The Indian Justice system does not serve the citizenry. It is wholly dysfunctional at the lower end and almost unbelievably stupid at the upper level. It should enforce contracts and 'add value' by taking up Res Integra issues so as to reduce uncertainty. Bleating about rights is silly when remedies are ineffective or unavailable. 

At one time, some Indians may have agreed with German sociologists who said- 'It will become clear that Indian judges are in a strategic position to enhance the so far only rudimentary public sphere.'
This is not the case. The public can enhance the public sphere- provided political stasis does not prevail for Lebanon type reasons- i.e. the crooks can't agree on anything save enriching themselves while the country goes down the toilet. The Judiciary can do nothing- except its job which is to enforce contracts and lock up bad guys. It needs to play 'the bourgeois strategy'- i.e. reinforce existing property allocations- because this gives property owners an incentive to pay into the system. If it doesn't do this, uncertainty increases so people hedge on other markets for the same service. That's bad for both 'modernization' and the Law as a service industry. It gets disintermediated. People make fun about the size of its genitals. It starts to sulk. It begins to think that maybe it should talk about Mahatma Gandhi and the great ideals this Nation was founded upon. Then it gets drunk and its wife beats the shit out of it.  

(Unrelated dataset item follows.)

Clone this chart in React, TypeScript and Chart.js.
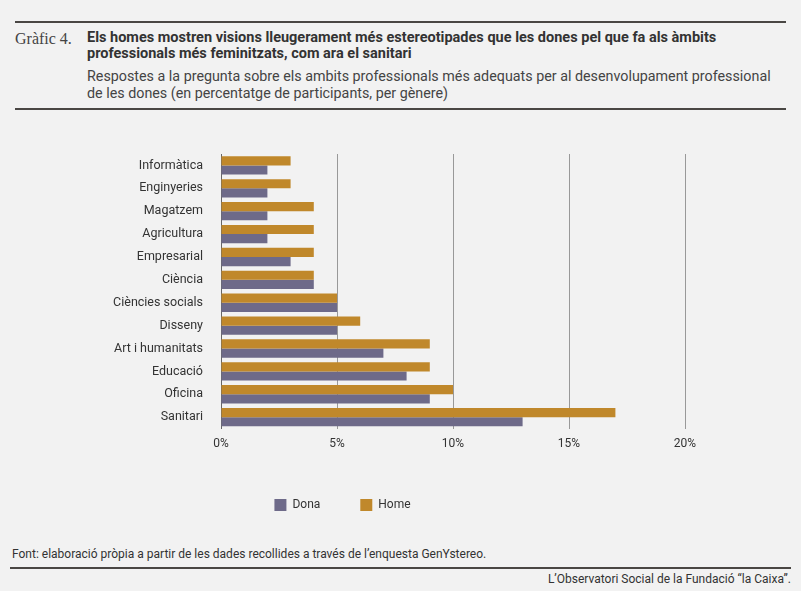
import React, { useEffect, useRef } from "react";
import { Chart, registerables } from "chart.js";
Chart.register(...registerables);

const categories = ["Informàtica","Enginyeries","Magatzem","Agricultura","Empresarial","Ciència","Ciències socials","Disseny","Art i humanitats","Educació","Oficina","Sanitari"];
const home = [3,3,4,4,4,4,5,6,9,9,10,17];
const dona = [2,2,2,2,3,4,5,5,7,8,9,13];
const xTicks = [0,5,10,15,20];

const FONT = "Roboto, 'Noto Sans', sans-serif";

export default function App() {
  const ref = useRef<HTMLCanvasElement>(null);
  useEffect(() => {
    const chart = new Chart(ref.current!, {
      type: "bar",
      data: {
        labels: categories,
        datasets: [
          { label: "Home", data: home, backgroundColor: "#c0882b", categoryPercentage: 0.8, barPercentage: 1 },
          { label: "Dona", data: dona, backgroundColor: "#6e6a89", categoryPercentage: 0.8, barPercentage: 1 },
        ],
      },
      options: {
        indexAxis: "y",
        animation: false,
        responsive: false,
        layout: { padding: { top: 34, right: 116, left: 0, bottom: 10 } },
        scales: {
          x: {
            min: 0, max: 20,
            afterBuildTicks: (s: any) => { s.ticks = xTicks.map(v => ({ value: v })); },
            ticks: { callback: (v: any) => v + "%", color: "#333", font: { family: FONT, size: 12 }, padding: 8 },
            grid: { color: (c: any) => c.tick && c.tick.value === 0 ? "#666" : "#999", drawTicks: false, lineWidth: 1 },
            border: { display: false },
          },
          y: {
            afterFit: (s: any) => { s.width = 221; },
            ticks: { color: "#333", font: { family: FONT, size: 12.5 }, padding: 10 },
            grid: { display: false },
            border: { display: false },
          },
        },
        plugins: {
          tooltip: { enabled: false },
          legend: {
            position: "bottom",
            reverse: true,
            labels: { boxWidth: 12, boxHeight: 12, padding: 40, color: "#333", font: { family: FONT, size: 12 } },
          },
        },
      },
    });
    return () => chart.destroy();
  }, []);
  const line = (top: number, left: number, right: number) => (
    <div style={{ position: "absolute", top, left, width: 801 - left - right, height: 2, background: "#4a4744" }} />
  );
  return (
    <div style={{ position: "fixed", left: 0, top: 0, width: 801, height: 591, background: "#f2f2f2", fontFamily: FONT, color: "#333" }}>
      {line(21, 15, 15)}
      <div style={{ position: "absolute", left: 15, top: 30, fontFamily: "'Liberation Serif', serif", fontSize: 16, color: "#444" }}>Gràfic 4.</div>
      <div style={{ position: "absolute", left: 87, top: 30, width: 680, fontSize: 14.5, fontWeight: 700, lineHeight: "16px", color: "#333" }}>
        Els homes mostren visions lleugerament més estereotipades que les dones pel que fa als àmbits professionals més feminitzats, com ara el sanitari
      </div>
      <div style={{ position: "absolute", left: 87, top: 68, width: 690, fontSize: 14.3, lineHeight: "17px", color: "#444" }}>
        Respostes a la pregunta sobre els ambits professionals més adequats per al desenvolupament professional de les dones (en percentatge de participants, per gènere)
      </div>
      {line(108, 15, 15)}
      <canvas ref={ref} width={801} height={411} style={{ position: "absolute", left: 0, top: 120 }} />
      <div style={{ position: "absolute", left: 12, top: 547, fontSize: 12, color: "#333" }}>Font: elaboració pròpia a partir de les dades recollides a través de l’enquesta GenYstereo.</div>
      {line(567, 10, 10)}
      <div style={{ position: "absolute", right: 10, top: 572, fontSize: 12, color: "#333" }}>L’Observatori Social de la Fundació “la Caixa”.</div>
    </div>
  );
}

Dembowski, with that deadpan wit Germans are famous for, says-

The executive  and legislative branches of government cannot be expected to (enhance the public sphere) as it would undermine conditions that–while being unfortunate for governance as a whole–are quite comfortable for those holding public office.
Dembowski does not say 'Indian Judges don't want to do the job they are paid to do because if people could actually get justice then Judges would be treated like plumbers or electricians. In this matter Judges are like bureaucrats or academics. Why do what you are paid to do if you can fiddle around with extraneous stuff?'

Dembowski then says something which an Indian would laugh at.
 The judiciary, in spite of its own problems, is not deeply entangled in the muddled affairs of the other government branches.
Actually, every branch of Government has a bunch of pending cases filed against every other branch of Government. 
 Therefore, it is in a position to give society more leverage over state authorities.
But if it had 'leverage' that leverage would be contested by all and sundry. Thus only stasis can prevail unless you have an ideological Bench on the same page as the Executive. But, in that case, both branches would only be doing their own jobs. Modernization would start to occur. Development would take off. Large parts of India would stop being shitholes. Mahatma Gandhi would turn in his grave. The betrayal of the ideals of the Founding Fathers would be complete.